Esta es la herencia recibida con sentido de misión por la izquierda abertzale. Lo dicen los propios. En el 2009, el dirigente de Batasuna Rufi Etxeberria dijo que era «tiempo de recoger el fruto de largos años de lucha, y no para dejarlo perder». Por su parte, en 2018, en la última entrevista que concedió, el comité ejecutivo de la banda se hizo eco del deseo de continuidad: «ETA sembró la semilla de la izquierda abertzale, y durante todos estos años ETA ha compartido los objetivos políticos y la lucha por lograrlos de las demás organizaciones de la izquierda abertzale»; «al día de hoy, la izquierda independentista es quien representa el proyecto político de ETA y creemos que esos instrumentos organizativos son mucho más eficaces para afrontar los desafíos del futuro». El Todo es ETA, que hoy tanto molesta al abertzalismo, no pareció molestarle a la banda.
Resulta claro que el final de la violencia no se produjo por reflexiones morales o nuevas asunciones éticas, tratándose simplemente de un «cambio de estrategia». Había que buscar los mismísimos objetivos por otros medios no porque la vía usada fuera considerada ilegítima, sino porque se hizo contraproducente. Había que mantener vibrante el hilo de continuidad entre pasado y presente.
No sorprende. Los nacionalismos de matriz étnica son historias de lealtad dogmática hacia un pasado que tiene más de fábula que de realidad. Por eso, pedir perdón por la actuación de «guerreros» y «mártires» significa reconocer que la herencia recibida está irremediablemente contaminada. Significa mirar a los ídolos y ver que tienen pies de barro. Implica asumir que sus padres políticos actuaron bajo suposiciones tan sectarias como oníricas. Equivale a una amputación de la identidad personal y colectiva. Requiere también abdicar del proyecto de nación étnica. Y, en términos prácticos, compromete la capacidad de convertir la transformación demográfica impuesta por ETA en ventaja política.
Porque quieren mantener fuerte la línea de continuidad entre pasado y presente, hay que preocuparse por el futuro. Reflexionando sobre la violencia política de los años 80 en Colombia, Héctor Abad Faciolince escribió que «si hacemos un retrato ideológico de las victimas pasadas podemos ir delineando el rostro preciso de las futuras víctimas». Hagamos el retrato de las víctimas de ETA: policías, militares, políticos de izquierdas y de derechas, liberales, conservadores, periodistas, taxistas, ingenieros, jueces, intelectuales, amas de casa, profesores, parados, camareros, niños, gente normal y corriente, cada uno con sus ideas, ambiciones y errores. El rostro colectivo de una sociedad plural.

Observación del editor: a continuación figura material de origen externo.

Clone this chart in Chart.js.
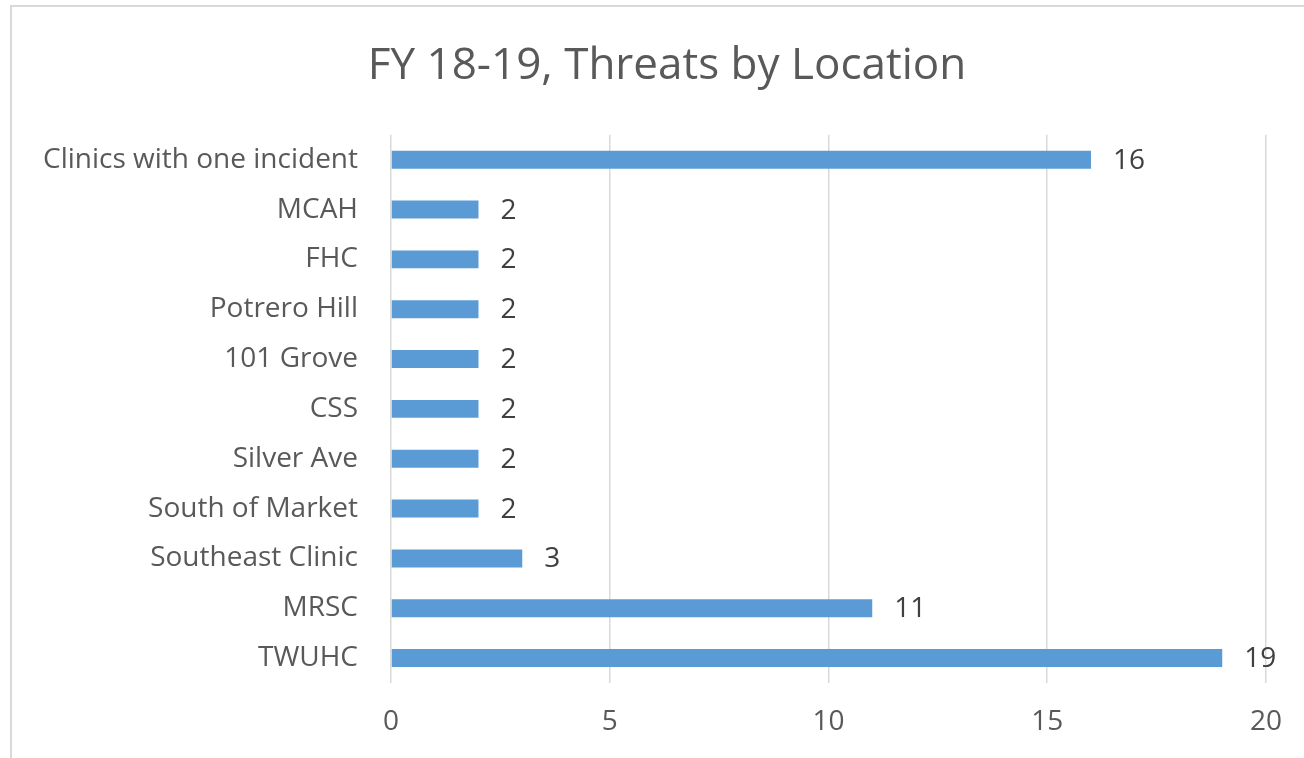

Abundante de solemnidad, pero escasa de penitencia, la declaración de Otegi en el palacio de Aiete se hizo de mercancía anacrónica. Una oportunidad perdida, porque las palabras importan. Habló de la violencia de ETA para implícitamente equipararla al mantra abertzale de la «violencia del Estado». Aseveró que abandonaron la violencia para siempre, aunque echen una mirada épica hacia la que quedó atrás. Dijo que desgraciadamente el pasado no tiene remedio, un recurso elegante para hurtarse a remedios presentes. Habló del conflicto porque la palabra terrorismo quema. Se quedó a medio camino entre la nada y un perdón que no existe.
En España, como en cualquier otro territorio manchado por el terrorismo, la integración política y social de quienes lo practicaron y justificaron es crucial para la normalización democrática. La verdadera democracia es magnánima. Sin embargo, la integración empieza con un pedido de perdón, que, reconozco, no será fácil de verbalizar. Habrá que ser valiente y demócrata. Otegi no puede pedir perdón.